We had idlis for breakfast today. I know those of you who know me, will be very very surprised. I used to be, until very recently a person who did not like idlis at all.
(For those of you who have never heard of them, idlis are a form of steamed savoury cakes, made with black lentils and rice. They are a very traditional south Indian breakfast, believed to be healthy)
From a young age, Idlis were just some of those things that I did not like. Home-made, restaurant-bought and made in any way/form, they were a no-no, except maybe the spicy rava idlis that Ma used to make. But yeah, white idlis and I were always miles apart. Whenever Ma made idlis for breakfast, I used to just devour copious amounts of the sambar she made with maybe one idli or two if I was caught. And the darshini idlis happened only when either one of us or Ma was sick. Since I was always assigned the duty of buying the idlis, I used to always make sure I had alternatives.

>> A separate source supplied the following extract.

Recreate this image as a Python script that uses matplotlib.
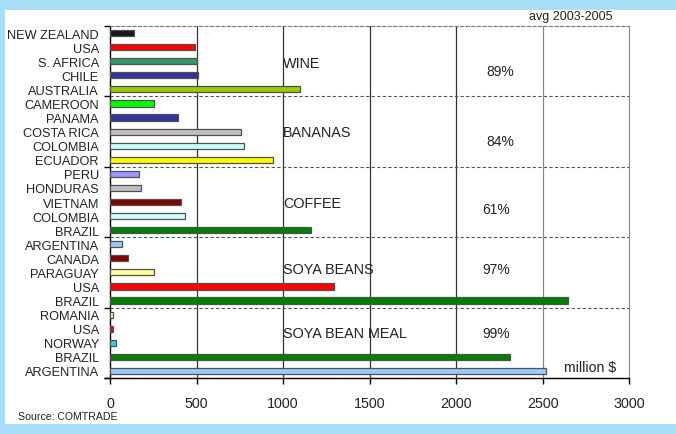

When I moved to Singapore, I remember having Sambar idlis at Komala's once and I just loved them. Maybe because it had a lot of ghee added, maybe because it was little idlis dunked in a lot of sambar or maybe it just reminded me of home. Still, I never liked the plain white idlis per se. But I became a lot tolerant to them. I guess that's what growing up does to you. You do love or hate anything with the passion that you did when you were younger.
When I married R, my mother-in-law bought me a set of idli moulds. Now, although I could tolerate them, they were never ever made in my kitchen. Although R doesn't mind eating them once in a while, he is not exactly a big fan. Another thing that discouraged me is the amount of washing involved after making idlis. I hated that my kitchen sink used to get full after them. So, the idli-moulds just sat in a corner of my kitchen, unused, for a very long time. They would get used only when either set of parents visited.
When I went to India this time with Pickles, Ma had made idlis. She decided that Pickles had to try some or he would be idli-deprived for the rest of his life. But to her conviction and my surprise, he really loved them. Then she made them another day, he liked them again. So, Ma made sure she had written and sent the recipe with me, just in case I feel like making them sometime. As usual, she was right! With my vision of making Pickles a good eater, I try and cook as many new things for him as I can. And one day I just made idlis for breakfast on a whim. Just the eagerness on Pickles' face was good enough encouragement for me to make them again. And again. And again. So, idlis are now a staple breakfast for us once a week. I don't even mind eating them so much now.
Motherhood has brought about a lot of changes in me. This is just one minuscule thing. Maybe I will tell Pickles this story when he grows up. I'm not sure how I'd take it though, if he begins to hate them the way I did when I was a kid. Will I be more tolerant and understanding? Or will I just make sure he eats them, whether he likes it or not? I'm not entirely sure. Only time will tell.